┌──
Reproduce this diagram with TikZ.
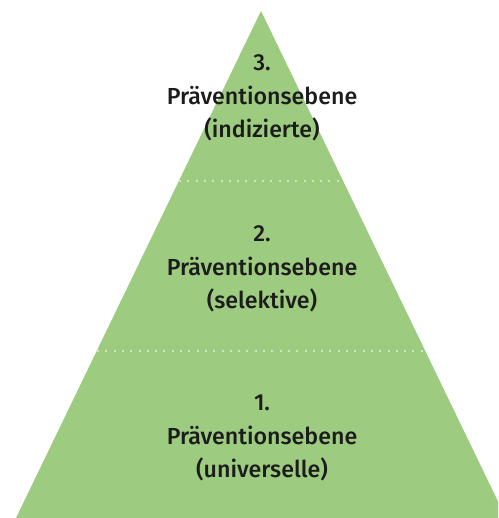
\documentclass[tikz,border=0pt]{standalone}
\usepackage{fontspec}
\setmainfont{Fira Sans}[BoldFont={* Medium}]
\usetikzlibrary{positioning}
\definecolor{pyrgreen}{RGB}{157,203,127}
\definecolor{dotgreen}{RGB}{208,230,194}
\definecolor{textink}{RGB}{28,28,28}
\tikzset{
  level/.style={align=center,text=textink,inner sep=0pt,
    font=\fontsize{23.2}{33.5}\selectfont\bfseries},
  sepline/.style={draw=dotgreen,line width=2pt,
    dash pattern=on 2pt off 6.3pt}
}

\begin{document}
\begin{tikzpicture}[x=1pt,y=1pt]
  \useasboundingbox (0,0) rectangle (498,518);
  \clip (0,0) rectangle (498,518);
  % pyramid
  \fill[pyrgreen] (16,0) -- (261,507) -- (506,0) -- cycle;
  \coordinate (s2l) at (97,167);
  \coordinate (s2r) at (426,167);
  \coordinate (s3l) at (179,337);
  \coordinate (s3r) at (343,337);
  \draw[sepline] (s2l) -- (s2r);
  \draw[sepline] (s3l) -- (s3r);
  % levels
  \node[level] (third) at (262,420) {3.\\Präventionsebene\\(indizierte)};
  \node[level] (second) at (262,249) {2.\\Präventionsebene\\(selektive)};
  \node[level] (first) at (262,80) {1.\\Präventionsebene\\(universelle)};
\end{tikzpicture}
\end{document}
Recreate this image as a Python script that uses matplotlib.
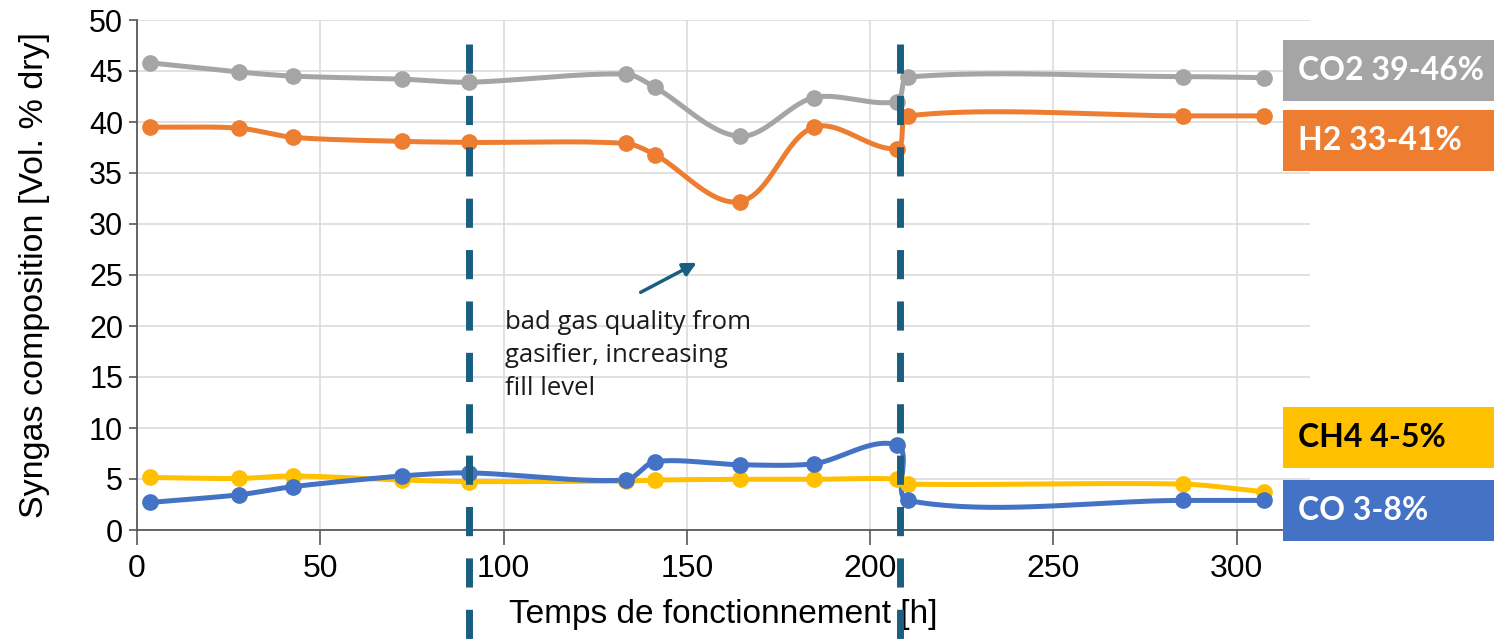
import numpy as np
import matplotlib
matplotlib.use("Agg")
import matplotlib.pyplot as plt
from matplotlib.patches import Rectangle

# ---- data ----
t_co2 = [3.5, 27.8, 42.5, 72.4, 90.6, 133.3, 141.3, 164.4, 184.7, 207.2, 210.3, 285.3, 307.4]
co2 = [45.8, 44.9, 44.5, 44.2, 43.9, 44.7, 43.4, 38.6, 42.4, 42.0, 44.4, 44.45, 44.35]

t_h2 = [3.5, 27.8, 42.5, 72.4, 90.6, 133.3, 141.3, 164.4, 184.7, 207.2, 210.3, 285.3, 307.4]
h2 = [39.5, 39.4, 38.5, 38.1, 38.0, 37.9, 36.8, 32.2, 39.5, 37.4, 40.6, 40.6, 40.6]

t_ch4 = [3.5, 27.8, 42.5, 72.4, 90.6, 133.3, 141.3, 164.4, 184.7, 207.2, 210.3, 285.3, 307.4]
ch4 = [5.15, 5.05, 5.3, 4.9, 4.75, 4.8, 4.9, 4.97, 4.97, 5.0, 4.5, 4.5, 3.75]

t_co = [3.5, 27.8, 42.5, 72.4, 90.6, 133.3, 141.3, 164.4, 184.7, 207.4, 210.3, 285.3, 307.4]
co = [2.7, 3.45, 4.25, 5.3, 5.6, 4.9, 6.7, 6.4, 6.5, 8.3, 2.9, 2.9, 2.9]

event_times = [90.5, 208.1]
x_ticks = [0, 50, 100, 150, 200, 250, 300]
y_ticks = [0, 5, 10, 15, 20, 25, 30, 35, 40, 45, 50]

series = [
    ("CO2 39-46%", t_co2, co2, "#A5A5A5", "white"),
    ("H2 33-41%", t_h2, h2, "#ED7D31", "white"),
    ("CH4 4-5%", t_ch4, ch4, "#FFC000", "black"),
    ("CO 3-8%", t_co, co, "#4472C4", "white"),
]

XMAX, YMAX = 320, 50
W, H = 1494, 639
AX_L, AX_R, AX_B, AX_T = 137, 1310, 530, 20
sx = (AX_R - AX_L) / XMAX
sy = (AX_B - AX_T) / YMAX


def smooth(x, y, k=0.3, n=40):
    """Excel-like smoothed line: cubic Bezier through the points, tangents
    scaled by segment length (computed in pixel space)."""
    P = np.column_stack([np.asarray(x) * sx, np.asarray(y) * sy])
    m = len(P)
    tang = np.zeros_like(P)
    for i in range(m):
        a = P[max(i - 1, 0)]
        b = P[min(i + 1, m - 1)]
        d = b - a
        tang[i] = d / (np.linalg.norm(d) + 1e-12)
    out = []
    tt = np.linspace(0, 1, n)
    for i in range(m - 1):
        p0, p3 = P[i], P[i + 1]
        L = np.linalg.norm(p3 - p0)
        p1 = p0 + tang[i] * L * k
        p2 = p3 - tang[i + 1] * L * k
        seg = ((1 - tt) ** 3)[:, None] * p0 + (3 * (1 - tt) ** 2 * tt)[:, None] * p1 \
            + (3 * (1 - tt) * tt ** 2)[:, None] * p2 + (tt ** 3)[:, None] * p3
        out.append(seg if i == 0 else seg[1:])
    out = np.vstack(out)
    return out[:, 0] / sx, out[:, 1] / sy


fig = plt.figure(figsize=(W / 100, H / 100), dpi=100)
ax = fig.add_axes([AX_L / W, (H - AX_B) / H, (AX_R - AX_L) / W, (AX_B - AX_T) / H])
ax.set_xlim(0, XMAX)
ax.set_ylim(0, YMAX)

ax.set_xticks(x_ticks)
ax.set_yticks(y_ticks)
ax.grid(True, color="#D9D9D9", linewidth=1.1, zorder=0)
ax.set_axisbelow(True)
for s in ["top", "right"]:
    ax.spines[s].set_visible(False)
for s in ["left", "bottom"]:
    ax.spines[s].set_color("#595959")
    ax.spines[s].set_linewidth(1.3)
ax.tick_params(axis="y", direction="out", length=6, width=1.2, color="#595959",
               labelsize=22, pad=4)
ax.tick_params(axis="x", direction="out", length=11, width=1.2, color="#595959",
               labelsize=23, pad=6)
for lab in ax.get_xticklabels() + ax.get_yticklabels():
    lab.set_fontfamily("Liberation Sans")

ax.set_ylabel("Syngas composition [Vol. % dry]", fontsize=24.5, family="Liberation Sans",
              labelpad=28)
ax.set_xlabel("Temps de fonctionnement [h]", fontsize=24, family="Liberation Sans",
              labelpad=11)

for name, tx, ty, col, tcol in series:
    xs, ys = smooth(tx, ty)
    ax.plot(xs, ys, color=col, linewidth=3.6, solid_capstyle="round", zorder=3)
    ax.plot(tx, ty, linestyle="none", marker="o", markersize=11, color=col, zorder=4)

for et in event_times:
    ax.plot([et, et], [47.6, -11.0], color="#1A5E80", linewidth=5,
            dashes=(4.2, 3.2), solid_capstyle="butt", dash_capstyle="butt",
            clip_on=False, zorder=6)

ax.annotate("", xy=(152.7, 26.2), xytext=(137.4, 23.3),
            arrowprops=dict(arrowstyle="-|>,head_length=0.8,head_width=0.4",
                            color="#1A5E80", lw=2.5, shrinkA=0, shrinkB=0), zorder=6)
ax.text(100.4, 21.6, "bad gas quality from\ngasifier, increasing\nfill level",
        fontsize=18.5, family="Open Sans", color="#1A1A1A", va="top", ha="left",
        linespacing=1.42, zorder=6)

# right-side labels
box_rows = [(40, 101), (110, 171), (407, 468), (480, 541)]
for (name, tx, ty, col, tcol), (top, bot) in zip(series, box_rows):
    fig.add_artist(Rectangle((1283 / W, (H - bot) / H), 1 - 1283 / W, (bot - top) / H,
                             transform=fig.transFigure, facecolor=col, edgecolor="none",
                             zorder=10))
    fig.text(1298 / W, (H - (top + bot) / 2) / H, name, fontsize=23, family="Lato",
             fontweight="bold", color=tcol, va="center", ha="left", zorder=11)

fig.savefig("out.png", dpi=100)
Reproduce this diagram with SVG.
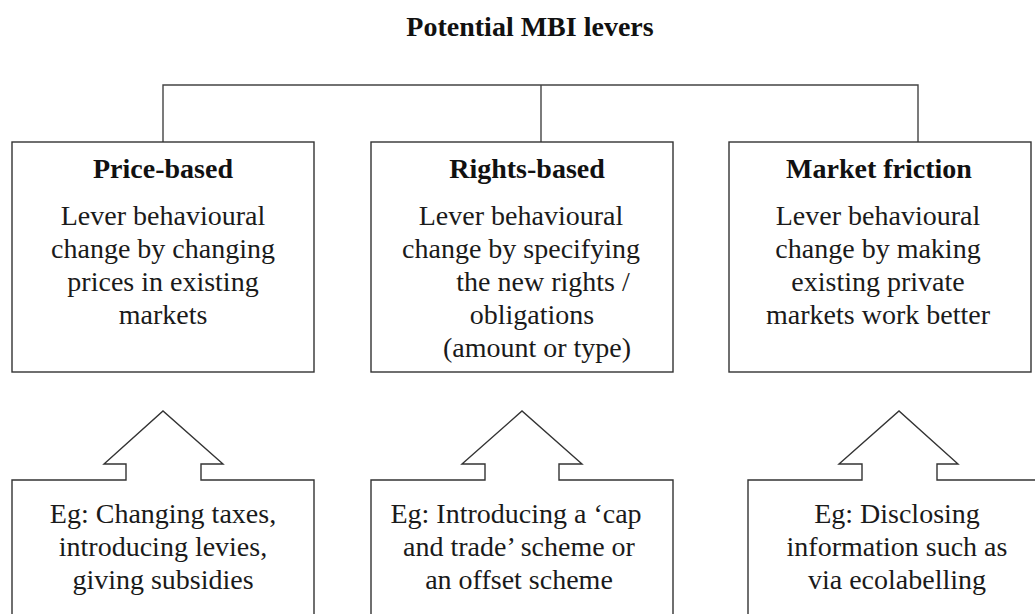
<svg xmlns="http://www.w3.org/2000/svg" width="1035" height="614" viewBox="0 0 1035 614">
  <style>
    .bg { fill: #ffffff; }
    .box { fill: #ffffff; stroke: #333333; stroke-width: 1.4; }
    .wire { fill: none; stroke: #444444; stroke-width: 1.4; }
    text { font-family: 'Liberation Serif', 'DejaVu Serif', serif; }
    .title { font-weight: bold; font-size: 28px; fill: #111111; text-anchor: middle; }
    .head { font-weight: bold; font-size: 28px; fill: #111111; text-anchor: middle; }
    .body { font-size: 28px; fill: #1a1a1a; text-anchor: middle; }
  </style>
  <rect class="bg" x="0" y="0" width="1035" height="614"/>

  <text class="title" x="530" y="36">Potential MBI levers</text>

  <!-- tree links from the title bar down to the three lever boxes -->
  <g id="connectors">
    <path class="wire" d="M163,142 V85 H918 V142"/>
    <path class="wire" d="M541,85 V142"/>
  </g>

  <g id="price-based">
    <rect class="box" x="12" y="142" width="302" height="230"/>
    <text class="head" x="163" y="178">Price-based</text>
    <text class="body" x="163" y="225">Lever behavioural</text>
    <text class="body" x="163" y="258">change by changing</text>
    <text class="body" x="163" y="291">prices in existing</text>
    <text class="body" x="163" y="324">markets</text>
  </g>

  <g id="rights-based">
    <rect class="box" x="371" y="142" width="302" height="230"/>
    <text class="head" x="527" y="178">Rights-based</text>
    <text class="body" x="521" y="225">Lever behavioural</text>
    <text class="body" x="521" y="258">change by specifying</text>
    <text class="body" x="543" y="291">the new rights /</text>
    <text class="body" x="532" y="324">obligations</text>
    <text class="body" x="537" y="357">(amount or type)</text>
  </g>

  <g id="market-friction">
    <rect class="box" x="729" y="142" width="302" height="230"/>
    <text class="head" x="879" y="178">Market friction</text>
    <text class="body" x="878" y="225">Lever behavioural</text>
    <text class="body" x="878" y="258">change by making</text>
    <text class="body" x="878" y="291">existing private</text>
    <text class="body" x="878" y="324">markets work better</text>
  </g>

  <!-- example boxes with their upward block arrows -->
  <g id="example-price">
    <path class="box" d="M12,620 V480 H126 V464 H104 L163,411 L223,464 H201 V480 H314 V620"/>
    <text class="body" x="163" y="523">Eg: Changing taxes,</text>
    <text class="body" x="163" y="556">introducing levies,</text>
    <text class="body" x="163" y="589">giving subsidies</text>
  </g>

  <g id="example-rights">
    <path class="box" d="M371,620 V480 H485 V464 H462 L522,411 L582,464 H559 V480 H673 V620"/>
    <text class="body" x="516" y="523">Eg: Introducing a ‘cap</text>
    <text class="body" x="519" y="556">and trade’ scheme or</text>
    <text class="body" x="519" y="589">an offset scheme</text>
  </g>

  <g id="example-friction">
    <path class="box" d="M748,620 V480 H862 V464 H839 L899,411 L958,464 H937 V480 H1040"/>
    <text class="body" x="897" y="523">Eg: Disclosing</text>
    <text class="body" x="897" y="556">information such as</text>
    <text class="body" x="897" y="589">via ecolabelling</text>
  </g>
</svg>
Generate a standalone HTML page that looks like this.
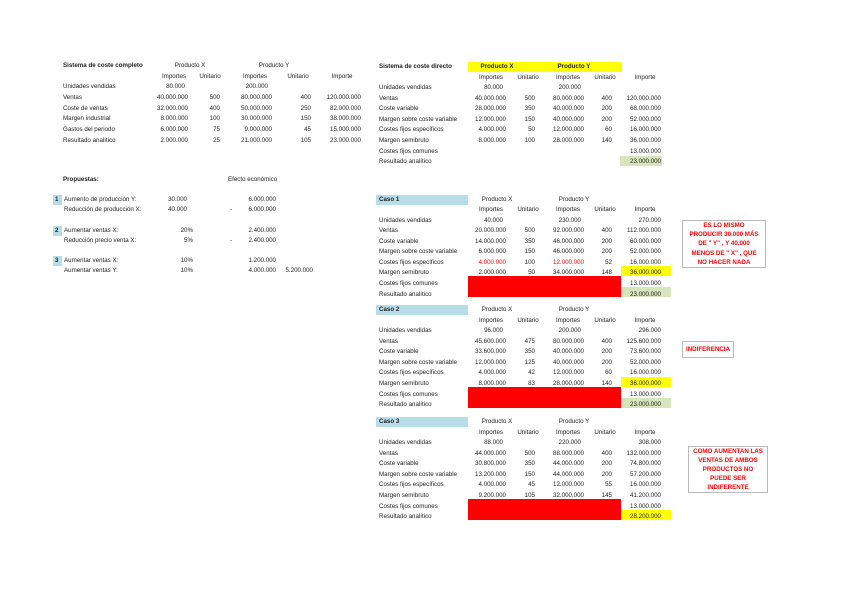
└──
**WHAT TO WORK ON:** Quote the lines above exactly, starting with the one that has "Recreate this image" and ending with the one that has "40.6, 40.6, 40.6]"; drop the pictures and include nothing else.

**WRITTEN SOLUTION:**
Recreate this image as a Python script that uses matplotlib.
import numpy as np
import matplotlib
matplotlib.use("Agg")
import matplotlib.pyplot as plt
from matplotlib.patches import Rectangle

# ---- data ----
t_co2 = [3.5, 27.8, 42.5, 72.4, 90.6, 133.3, 141.3, 164.4, 184.7, 207.2, 210.3, 285.3, 307.4]
co2 = [45.8, 44.9, 44.5, 44.2, 43.9, 44.7, 43.4, 38.6, 42.4, 42.0, 44.4, 44.45, 44.35]

t_h2 = [3.5, 27.8, 42.5, 72.4, 90.6, 133.3, 141.3, 164.4, 184.7, 207.2, 210.3, 285.3, 307.4]
h2 = [39.5, 39.4, 38.5, 38.1, 38.0, 37.9, 36.8, 32.2, 39.5, 37.4, 40.6, 40.6, 40.6]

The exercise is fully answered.